Read Books This will provide a list of the books I've read with a brief review. Users are blocked, contact me for access. I welcome discussions, but I'm tired of spam.

March 27, 2011

How Music Works by John Powell

Filed under: Art,Technical — Randolph @ 8:57 pm

How Music Works by John Powell
This book is a technical book about music, how it works and what it is.  It discusses the physics of music in very non-technical and easy-to-understand terms.  It also covers some of the history, and why things are the way they are.
According to the author, the target audience is everyone, whether a neophyte to music or an aficionado.  I disagree with this assessment.  I found the book interesting, but low in information density and primarily of use to those who haven’t studied much music.

The book does cover all the major details of music.  I also felt the author does a good job of making it understandable. Even though I have studied music, I felt John Powell helped me solidify my understanding of a number of topics.

John Powell also interjects his humor into the book, making it more palatable for those who already know the information he is covering.  However, I felt he went overboard and could have used a lot less.  At times, it got rather old.

Due to the low density of information, the book is a fairly fast read without sacrificing the ability to retain information.

The book also includes a CD.  The CD contains sound tracks that compare different elements of music.  For instance, one of the tracks compares and discusses the sound from a guitar string played from different positions, focusing on the quality and timbre of the sound.  The CD is short, but has a few interesting elements to it.  You will probably listen to it once and forget about it.

If you don’t know much about music, this book would probably be a good place to start.  Otherwise, I don’t think it provides much value.

March 4, 2011

The Lathe of Heaven by Ursula K. Le Guin

Filed under: Science Fiction — Randolph @ 2:51 pm

The Lathe of Heaven by Ursula K. Le Guin
Dr. William Huber is a psychiatrist working in Portland, Oregon in a crowded, polluted, and hot future.
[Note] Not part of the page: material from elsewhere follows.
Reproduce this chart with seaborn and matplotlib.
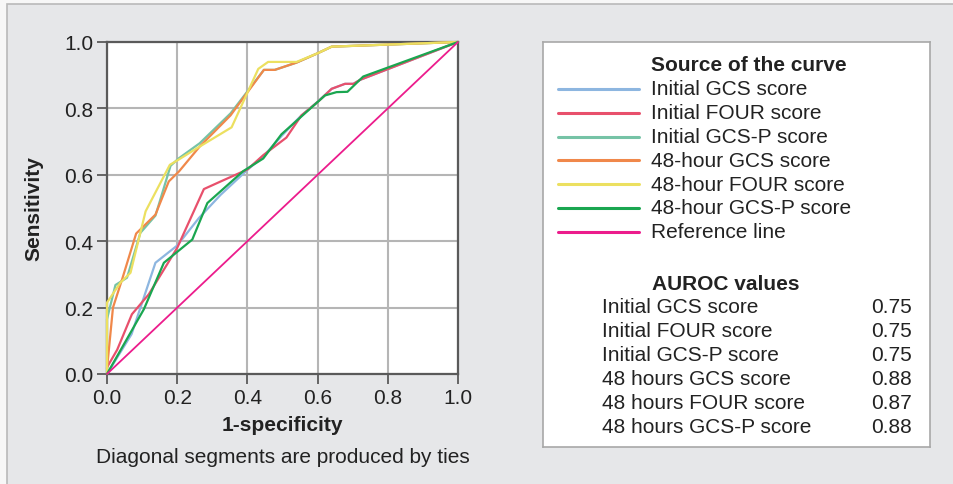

George Orr is a man with bad dreams, and he believes the dreams affect reality. George has been using more than his allotment of pharmaceuticals, so he is sent to Obligatory Therapy under Dr. William Huber.

While George is in Dr. Huber’s care, Dr. Huber is able to see the world change during George’s dreams. He tries to use the ability to manipulate reality. It isn’t clear what is goals are, nor if or even how he should be stopped.
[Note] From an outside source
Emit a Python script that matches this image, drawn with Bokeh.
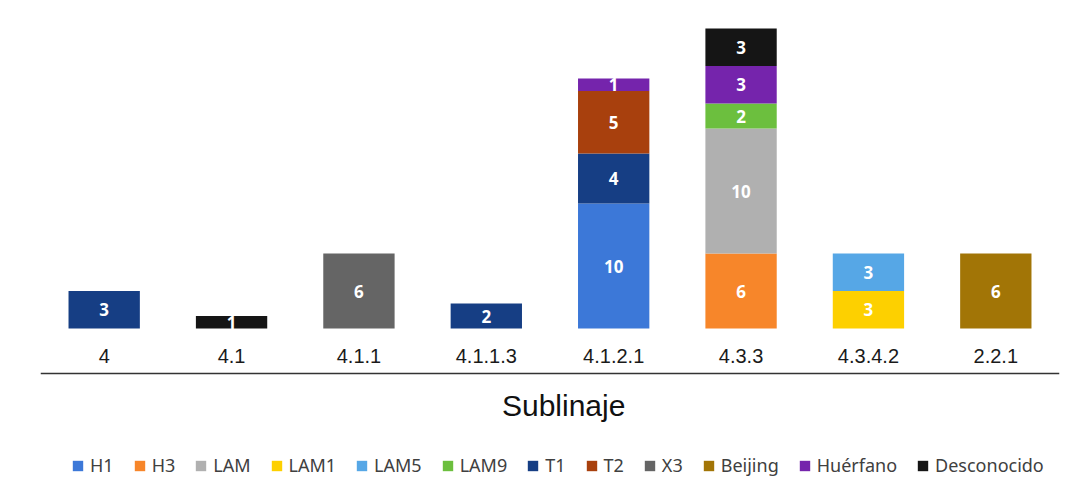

The book was written in 1971 and set in the early 21st century. It doesn’t use much technology, but explores the relationship between Dr. Huber and George Orr. It seemed to be an allegory for the silver bullet that technology is always promising. In this way, Dr. Huber keeps trying to create his version of Utopia, but cannot succeed, as he encounters problems, getting closer at each attempt.

The book is sprinkled with allusions to 1984. It is clear the initial setting is strongly influenced by this work. It was fun watching for what might appear.

The Lathe of Heaven is a short and fairly quick read that can be quite thought provoking.